Unemployment protection in Norway is mandatory and those with a history of employed earn 63% of their basic wage in unemployment benefits. In absolute terms unemployment benefits in Norway have increased over the past two decades, however the requirements to be eligible for these benefits have tightened to prevent misuse of the system.

An inclusive working life agreement exists in Norway between employers and trade unions to achieve a high participation rate through a work life balance through consensus. Strong collective bargaining rights have contributed to high wages and benefits for employees and mean that the proportion of full-time working people who live in poverty is amongst the lowest in the world.

Norway's economic model has targeted balancing economic growth, stability, increasing the participation rate and further expansion of the welfare model. Not only has the Norwegian government focused on developing policies to reduce poverty, but on ensuring these policies are carried out effectively and reach out to as many people as possible. Globally variations can be seen with how poverty is targeted, cultures which place emphasis on the family tend to provide families with financial aid to assist them in helping struggling family members, whereas others provide aid directly to the individuals who need help.
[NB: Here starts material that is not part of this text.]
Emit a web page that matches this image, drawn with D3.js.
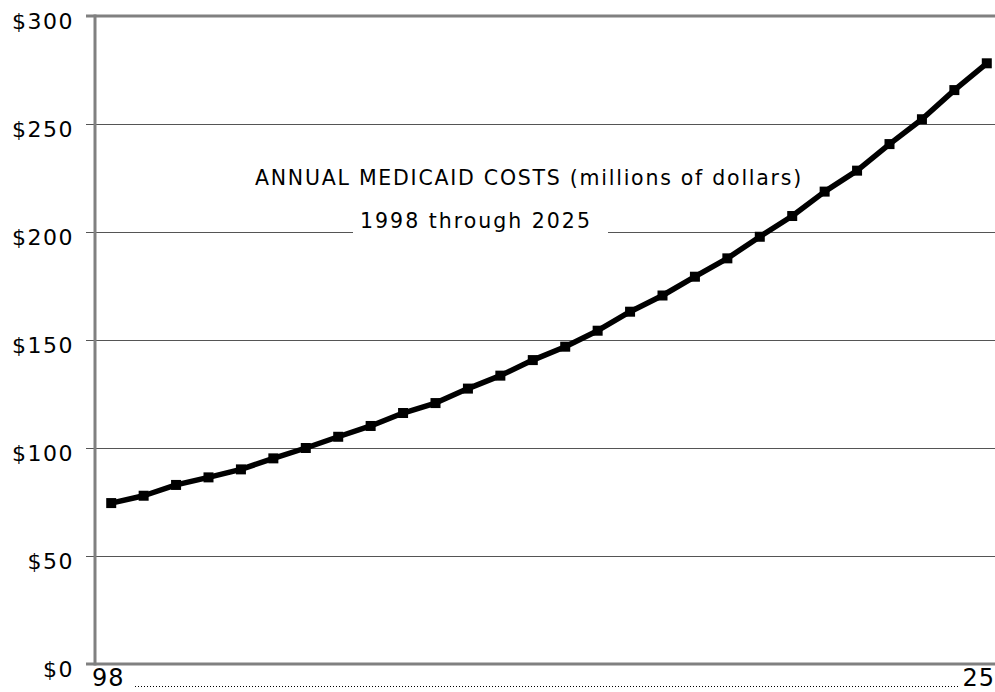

Bergen in South Western Norway is attempting to reduce poverty by providing free internet access for kids. This program is designed to increase children's access to information and educational resources, particularly for the most needy and hence close the educational gap between the higher and lower income children. 97% of Norwegians already have access to the internet and this program aims to bring it to 100%. The Norwegian central government also works closely with municipal governments through grants and programs in order to help reduce poverty. Many programs are designed to increase social inclusion and cohesion which can combat isolation and social exclusion driven poverty.